◆ **Work to be completed**:
Only the lines from the line containing "Reproduce this chart" to the line containing "cjk = ['Noto Sans CJK SC', 'DejaVu Sans']", with both of those lines, are to be repeated exactly. Leave the images out.

◆ **Given entries**:

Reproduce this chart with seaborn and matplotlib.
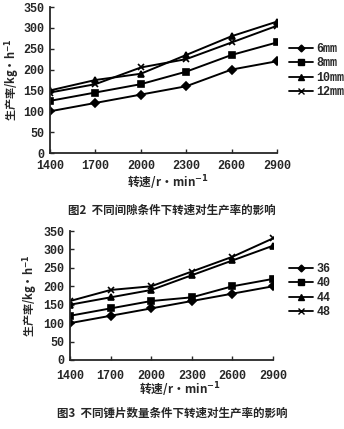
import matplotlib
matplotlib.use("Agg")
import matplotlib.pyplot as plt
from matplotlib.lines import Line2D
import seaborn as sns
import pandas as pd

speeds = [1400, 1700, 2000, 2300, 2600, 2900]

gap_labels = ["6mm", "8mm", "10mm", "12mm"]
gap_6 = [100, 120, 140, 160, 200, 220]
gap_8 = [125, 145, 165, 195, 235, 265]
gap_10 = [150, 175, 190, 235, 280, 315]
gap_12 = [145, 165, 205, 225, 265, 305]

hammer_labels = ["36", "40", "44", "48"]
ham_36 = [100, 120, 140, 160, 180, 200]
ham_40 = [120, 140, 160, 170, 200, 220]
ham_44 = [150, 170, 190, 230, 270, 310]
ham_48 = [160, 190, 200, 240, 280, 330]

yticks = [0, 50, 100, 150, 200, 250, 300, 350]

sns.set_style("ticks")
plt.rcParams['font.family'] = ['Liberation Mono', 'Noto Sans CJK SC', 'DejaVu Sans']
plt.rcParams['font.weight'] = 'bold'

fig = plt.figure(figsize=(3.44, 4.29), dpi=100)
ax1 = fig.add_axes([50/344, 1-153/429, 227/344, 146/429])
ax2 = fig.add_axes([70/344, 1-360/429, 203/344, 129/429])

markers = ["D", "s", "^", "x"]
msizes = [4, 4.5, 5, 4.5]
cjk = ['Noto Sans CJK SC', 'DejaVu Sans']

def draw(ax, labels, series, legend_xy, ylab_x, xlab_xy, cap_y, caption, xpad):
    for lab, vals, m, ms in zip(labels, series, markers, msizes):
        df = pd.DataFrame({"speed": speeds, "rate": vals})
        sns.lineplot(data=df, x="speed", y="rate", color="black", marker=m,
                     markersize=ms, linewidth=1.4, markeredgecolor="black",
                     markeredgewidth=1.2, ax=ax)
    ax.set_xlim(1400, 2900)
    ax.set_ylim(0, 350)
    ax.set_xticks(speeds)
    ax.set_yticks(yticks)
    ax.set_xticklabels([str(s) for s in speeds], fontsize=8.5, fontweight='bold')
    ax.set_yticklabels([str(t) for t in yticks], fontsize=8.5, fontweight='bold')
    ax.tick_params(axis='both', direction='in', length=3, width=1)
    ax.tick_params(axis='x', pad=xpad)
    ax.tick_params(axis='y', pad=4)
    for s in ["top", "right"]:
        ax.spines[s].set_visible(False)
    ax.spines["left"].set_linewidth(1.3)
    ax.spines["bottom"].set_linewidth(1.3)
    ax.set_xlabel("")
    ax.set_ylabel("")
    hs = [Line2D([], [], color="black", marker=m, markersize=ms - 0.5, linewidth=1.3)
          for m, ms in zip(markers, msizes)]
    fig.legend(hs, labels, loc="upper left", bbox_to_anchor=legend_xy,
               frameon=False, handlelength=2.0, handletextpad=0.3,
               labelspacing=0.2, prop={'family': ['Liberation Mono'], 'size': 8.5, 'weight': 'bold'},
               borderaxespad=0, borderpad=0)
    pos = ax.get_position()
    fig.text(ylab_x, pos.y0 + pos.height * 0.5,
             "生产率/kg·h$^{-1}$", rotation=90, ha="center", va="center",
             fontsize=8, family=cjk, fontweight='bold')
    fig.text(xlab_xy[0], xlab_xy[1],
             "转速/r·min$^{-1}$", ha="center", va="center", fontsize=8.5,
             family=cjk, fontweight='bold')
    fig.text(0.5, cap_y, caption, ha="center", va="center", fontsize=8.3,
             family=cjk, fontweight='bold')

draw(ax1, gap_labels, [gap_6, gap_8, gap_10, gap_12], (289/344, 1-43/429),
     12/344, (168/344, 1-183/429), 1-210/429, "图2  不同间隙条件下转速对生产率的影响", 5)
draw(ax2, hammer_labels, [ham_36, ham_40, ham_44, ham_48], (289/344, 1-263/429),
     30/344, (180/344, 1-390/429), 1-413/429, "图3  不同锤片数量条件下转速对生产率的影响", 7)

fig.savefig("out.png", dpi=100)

* * *

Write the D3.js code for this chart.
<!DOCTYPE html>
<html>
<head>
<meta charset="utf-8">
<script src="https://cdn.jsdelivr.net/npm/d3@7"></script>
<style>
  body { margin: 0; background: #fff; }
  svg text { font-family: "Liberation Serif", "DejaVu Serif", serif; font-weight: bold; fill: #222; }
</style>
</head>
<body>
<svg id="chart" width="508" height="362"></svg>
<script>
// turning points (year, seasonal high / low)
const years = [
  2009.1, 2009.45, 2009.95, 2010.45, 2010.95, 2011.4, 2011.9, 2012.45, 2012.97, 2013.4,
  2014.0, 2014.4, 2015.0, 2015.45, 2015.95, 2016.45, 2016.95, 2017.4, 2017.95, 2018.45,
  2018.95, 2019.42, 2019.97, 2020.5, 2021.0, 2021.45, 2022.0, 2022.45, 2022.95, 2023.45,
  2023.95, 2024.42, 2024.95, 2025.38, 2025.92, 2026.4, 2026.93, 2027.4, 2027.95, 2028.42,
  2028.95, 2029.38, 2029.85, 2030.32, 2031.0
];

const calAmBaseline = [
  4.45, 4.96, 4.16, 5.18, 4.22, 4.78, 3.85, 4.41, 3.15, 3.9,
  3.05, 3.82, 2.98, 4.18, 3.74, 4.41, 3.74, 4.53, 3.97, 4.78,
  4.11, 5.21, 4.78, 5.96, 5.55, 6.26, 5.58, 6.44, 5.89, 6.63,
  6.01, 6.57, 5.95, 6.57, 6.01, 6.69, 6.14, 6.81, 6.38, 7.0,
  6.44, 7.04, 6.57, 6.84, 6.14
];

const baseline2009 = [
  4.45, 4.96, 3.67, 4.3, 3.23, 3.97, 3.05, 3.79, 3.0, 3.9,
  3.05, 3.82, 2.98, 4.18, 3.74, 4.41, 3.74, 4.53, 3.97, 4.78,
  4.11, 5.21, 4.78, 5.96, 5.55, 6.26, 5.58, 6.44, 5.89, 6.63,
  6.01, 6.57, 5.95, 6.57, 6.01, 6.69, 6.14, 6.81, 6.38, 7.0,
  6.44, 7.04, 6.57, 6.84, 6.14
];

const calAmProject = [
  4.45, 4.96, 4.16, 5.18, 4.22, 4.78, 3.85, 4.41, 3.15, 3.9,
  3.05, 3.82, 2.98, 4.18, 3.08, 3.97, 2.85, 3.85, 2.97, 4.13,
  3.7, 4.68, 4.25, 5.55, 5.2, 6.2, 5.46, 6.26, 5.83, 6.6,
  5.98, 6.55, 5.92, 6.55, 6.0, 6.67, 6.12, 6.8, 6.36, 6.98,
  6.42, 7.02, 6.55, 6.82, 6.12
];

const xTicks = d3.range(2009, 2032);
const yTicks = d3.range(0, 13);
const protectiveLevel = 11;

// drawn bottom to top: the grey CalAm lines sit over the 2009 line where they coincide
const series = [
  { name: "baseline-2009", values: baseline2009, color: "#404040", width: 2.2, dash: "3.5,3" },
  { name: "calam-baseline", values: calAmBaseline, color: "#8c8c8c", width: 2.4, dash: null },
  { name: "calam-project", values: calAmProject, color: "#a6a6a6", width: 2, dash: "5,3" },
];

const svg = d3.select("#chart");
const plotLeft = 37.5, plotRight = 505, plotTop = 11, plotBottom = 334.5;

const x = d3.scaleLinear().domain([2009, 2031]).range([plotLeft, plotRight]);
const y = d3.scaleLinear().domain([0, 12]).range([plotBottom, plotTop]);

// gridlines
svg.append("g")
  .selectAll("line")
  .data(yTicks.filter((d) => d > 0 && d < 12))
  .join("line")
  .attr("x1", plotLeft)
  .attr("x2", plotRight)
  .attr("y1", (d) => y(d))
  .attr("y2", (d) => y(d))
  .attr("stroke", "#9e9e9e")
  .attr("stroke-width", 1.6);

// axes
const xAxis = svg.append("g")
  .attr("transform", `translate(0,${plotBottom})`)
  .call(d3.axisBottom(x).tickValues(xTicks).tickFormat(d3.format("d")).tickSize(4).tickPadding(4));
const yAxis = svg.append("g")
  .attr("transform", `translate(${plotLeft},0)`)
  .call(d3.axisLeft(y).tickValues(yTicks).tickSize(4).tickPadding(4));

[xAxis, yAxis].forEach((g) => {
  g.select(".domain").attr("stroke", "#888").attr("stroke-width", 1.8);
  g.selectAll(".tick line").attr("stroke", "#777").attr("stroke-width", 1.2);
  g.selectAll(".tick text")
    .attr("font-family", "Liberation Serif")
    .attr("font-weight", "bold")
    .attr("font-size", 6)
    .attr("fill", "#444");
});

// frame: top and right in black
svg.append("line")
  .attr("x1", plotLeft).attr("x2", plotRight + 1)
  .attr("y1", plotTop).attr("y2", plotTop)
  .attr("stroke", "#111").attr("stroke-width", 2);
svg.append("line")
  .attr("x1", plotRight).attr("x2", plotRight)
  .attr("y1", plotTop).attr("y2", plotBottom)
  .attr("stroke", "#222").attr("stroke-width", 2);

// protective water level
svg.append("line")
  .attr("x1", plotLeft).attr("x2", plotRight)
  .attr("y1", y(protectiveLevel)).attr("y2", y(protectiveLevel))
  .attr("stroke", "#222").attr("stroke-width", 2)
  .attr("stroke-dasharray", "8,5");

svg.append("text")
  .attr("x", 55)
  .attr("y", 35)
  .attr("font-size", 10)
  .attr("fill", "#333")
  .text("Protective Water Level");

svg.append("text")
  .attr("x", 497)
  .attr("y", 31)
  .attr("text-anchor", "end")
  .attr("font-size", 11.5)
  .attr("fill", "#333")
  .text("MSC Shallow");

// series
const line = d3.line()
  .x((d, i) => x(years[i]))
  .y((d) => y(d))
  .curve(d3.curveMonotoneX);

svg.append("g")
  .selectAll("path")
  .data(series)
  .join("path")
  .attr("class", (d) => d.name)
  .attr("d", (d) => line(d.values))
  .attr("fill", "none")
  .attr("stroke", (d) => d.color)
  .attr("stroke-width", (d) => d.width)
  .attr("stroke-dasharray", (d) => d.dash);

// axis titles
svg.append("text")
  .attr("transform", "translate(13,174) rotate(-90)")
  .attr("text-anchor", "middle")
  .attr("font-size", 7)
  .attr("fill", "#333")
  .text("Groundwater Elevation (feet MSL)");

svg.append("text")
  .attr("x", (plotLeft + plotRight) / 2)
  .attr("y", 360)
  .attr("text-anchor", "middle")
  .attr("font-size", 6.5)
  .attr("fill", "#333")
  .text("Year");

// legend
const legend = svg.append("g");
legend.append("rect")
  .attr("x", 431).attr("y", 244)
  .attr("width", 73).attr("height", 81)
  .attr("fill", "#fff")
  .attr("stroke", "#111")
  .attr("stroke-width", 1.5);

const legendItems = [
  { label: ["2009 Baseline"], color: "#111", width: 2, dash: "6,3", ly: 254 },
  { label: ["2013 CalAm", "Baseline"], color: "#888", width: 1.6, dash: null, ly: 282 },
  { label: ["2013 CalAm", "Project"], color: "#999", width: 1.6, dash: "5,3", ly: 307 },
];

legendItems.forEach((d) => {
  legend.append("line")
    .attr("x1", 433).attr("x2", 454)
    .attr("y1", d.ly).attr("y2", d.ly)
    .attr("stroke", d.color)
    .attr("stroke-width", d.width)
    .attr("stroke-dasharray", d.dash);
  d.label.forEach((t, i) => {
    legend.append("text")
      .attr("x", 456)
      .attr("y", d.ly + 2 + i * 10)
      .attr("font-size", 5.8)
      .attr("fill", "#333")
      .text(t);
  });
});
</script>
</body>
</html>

◆ **Solution to this exercise**:
Reproduce this chart with seaborn and matplotlib.
import matplotlib
matplotlib.use("Agg")
import matplotlib.pyplot as plt
from matplotlib.lines import Line2D
import seaborn as sns
import pandas as pd

speeds = [1400, 1700, 2000, 2300, 2600, 2900]

gap_labels = ["6mm", "8mm", "10mm", "12mm"]
gap_6 = [100, 120, 140, 160, 200, 220]
gap_8 = [125, 145, 165, 195, 235, 265]
gap_10 = [150, 175, 190, 235, 280, 315]
gap_12 = [145, 165, 205, 225, 265, 305]

hammer_labels = ["36", "40", "44", "48"]
ham_36 = [100, 120, 140, 160, 180, 200]
ham_40 = [120, 140, 160, 170, 200, 220]
ham_44 = [150, 170, 190, 230, 270, 310]
ham_48 = [160, 190, 200, 240, 280, 330]

yticks = [0, 50, 100, 150, 200, 250, 300, 350]

sns.set_style("ticks")
plt.rcParams['font.family'] = ['Liberation Mono', 'Noto Sans CJK SC', 'DejaVu Sans']
plt.rcParams['font.weight'] = 'bold'

fig = plt.figure(figsize=(3.44, 4.29), dpi=100)
ax1 = fig.add_axes([50/344, 1-153/429, 227/344, 146/429])
ax2 = fig.add_axes([70/344, 1-360/429, 203/344, 129/429])

markers = ["D", "s", "^", "x"]
msizes = [4, 4.5, 5, 4.5]
cjk = ['Noto Sans CJK SC', 'DejaVu Sans']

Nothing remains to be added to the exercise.